Conclusions and consequences
The world at war
At the end of 1943 the world was poised on the brink of the final act of the Second World War. In 1944 the Second World War was effectively decided beyond any doubt. The three Allied powers, Britain, the USA, and the Soviet Union, would now combine effectively for the first time, bringing their resources to bear against Nazi Germany. The final victory, as well as being a triumph for the alliance against Germany, also marked, dramatically, the end of European global hegemony. It was the USA and the Soviet Union that would be the dominant forces in the world hereafter.
Between 1939 and 1943 the Second World War had grown from a comparatively localized conflagration centered, as so many wars had previously been, on western Europe, to encompass virtually the whole globe. Only the continent of the Americas escaped the ravages of war, although the localized effects of the ‘Battle of the River Plate’ and Japanese ‘fire-balloons’ on the west coast of the USA served to remind Americans of what the wider world was experiencing.
The war that had begun in Europe had spread to the Far East (see The Second World War (1) The Pacific War in this series). Japanese aggression swiftly deposed the colonial regimes of the British (in Malaya, Singapore, and Burma), the French (Indo-China), and the Dutch (Dutch East Indies). However, Japanese aggression had also brought the USA into the war, and the entrance of the United States tipped the balance of the war decisively in favor of the Allies. The vast economic potential of the USA, once harnessed effectively, out-produced the Axis decisively, although numbers of weapons alone are not the most significant determinant.
By early 1943 the war economy of the USA was beginning to influence the fortunes of all the Allied forces. In January, British Prime Minister Winston Churchill and US President Franklin Roosevelt met for a major summit at Casablanca, North Africa. Following their deliberations they issued a joint ultimatum to Germany, demanding that she surrender ‘unconditionally.’ This was a major development; it effectively ruled out a negotiated peace in the future. Adolf Hitler and many leading Nazis continued to believe that some form of rapprochement was still possible with the two western allies because of the inherent tensions present in their alliance with the Soviet Union. However, despite these German hopes of a separate peace, which prompted Heinrich Himmler, the head of the SS and Gestapo, to attempt negotiations with the British and Americans in the last weeks of the war, the unlikely alliance of East and West, capitalist democracies and communist dictatorship, held firm until the defeat of Germany.
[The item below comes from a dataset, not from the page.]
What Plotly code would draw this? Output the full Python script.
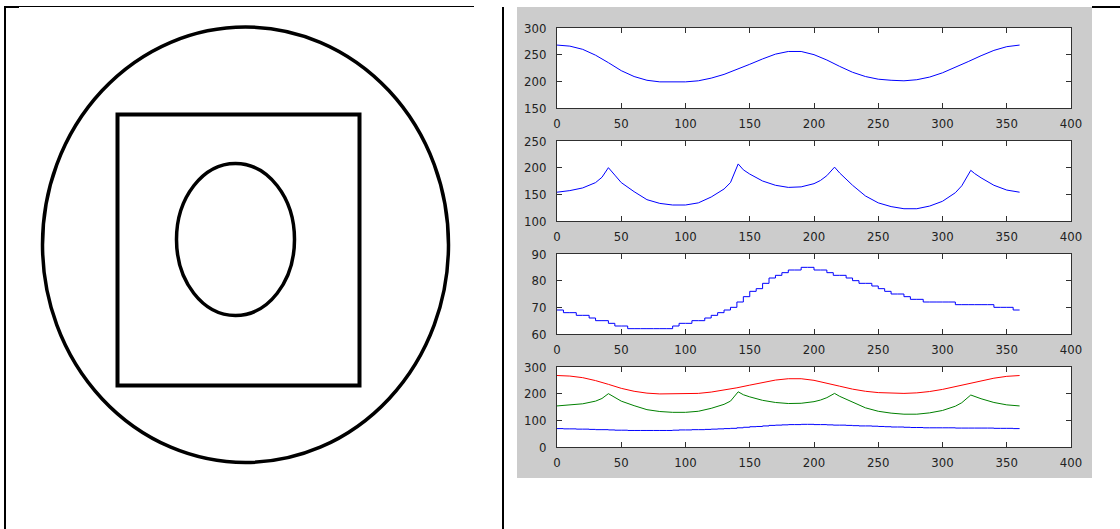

The ‘unconditional surrender’ ultimatum nevertheless galvanized the German populace. Whatever they may have felt about the rights and wrongs of the war, and irrespective of the common cause that the average German might or might not have felt with the Nazi Party, after the Casablanca ultimatum it was obvious that there was no way out for Germany. Unconditional surrender obliged Germany to fight on until she was defeated, totally.
The Germans also fought on for the same reasons that had prompted the outbreak initially. Put simply, a state that had been built on ideas of racial superiority was unlikely to seek to negotiate a peace, even if one had been on offer. And, as the Allies frequently pointed out, such an option did not exist. The extent to which all Germans were avid believers in all aspects of Nazi ideology has always been an area of considerable debate. Certainly, however, even those who opposed the Nazi regime had little option but to either keep quiet or face arrest and death, so strong was the security apparatus of Nazi Germany.
The brutal fashion with which Nazi Germany had waged the war also ensured that her opponents’ determination to see the conflict through to a decisive conclusion was total. Nazi Germany’s commitment to the ideas of racial supremacy made their dogged resistance all the more determined, as did their increasingly firm belief in ultimate victory. Arthur Harris, the man in charge of Bomber Command, once said of Hitler’s Germany that ‘they have sown the wind and, now, they shall reap the whirlwind.’ In 1944 and 1945, Hitler’s Germany was to reap the whirlwind in no uncertain fashion.